Thursday, July 9, 2015
S11 (13 rue de l'Université)
Civilization has historically played a role in the articulation of a common European identity and inheritance. As an Enlightenment concept, civilization was pregnant with both inclusive and exclusive implications. It also provided a strong ideological rationale for many of the moralizing and modernizing agendas pursued by European states on the continent and overseas throughout the nineteenth and twentieth centuries. At times encompassing a world of disparate colonies and multi-ethnic settler communities while at others a portion of a continent, Europe has never been a consistently stable geographic category. Nevertheless, the articulation of identities rooted in tropes of civilization and modernity did come to foster a common discourse shared among European elites.

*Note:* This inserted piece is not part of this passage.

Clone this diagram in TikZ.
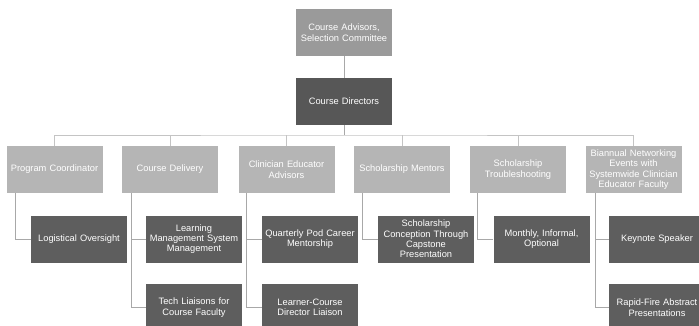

This paper intends to examine the implications of this shared langue employed by elites and its role in imagining a collective European framework and patrimony. In breaking with essentialized ideas of modernity rooted in social, economic and political structures, I argue that the discourse of modernity has been one of the essential aspects in the narration of Europe, shaping both universal and Eurocentric readings of history, social development and the world at large. This paper will, moreover, conclude with an assessment of what globalization means for European identity at present and whether the advent of a globalized modernity and the ideological bankruptcy of Europe’s “civilizing mission” entails the end of a particular idea of European selfhood and history.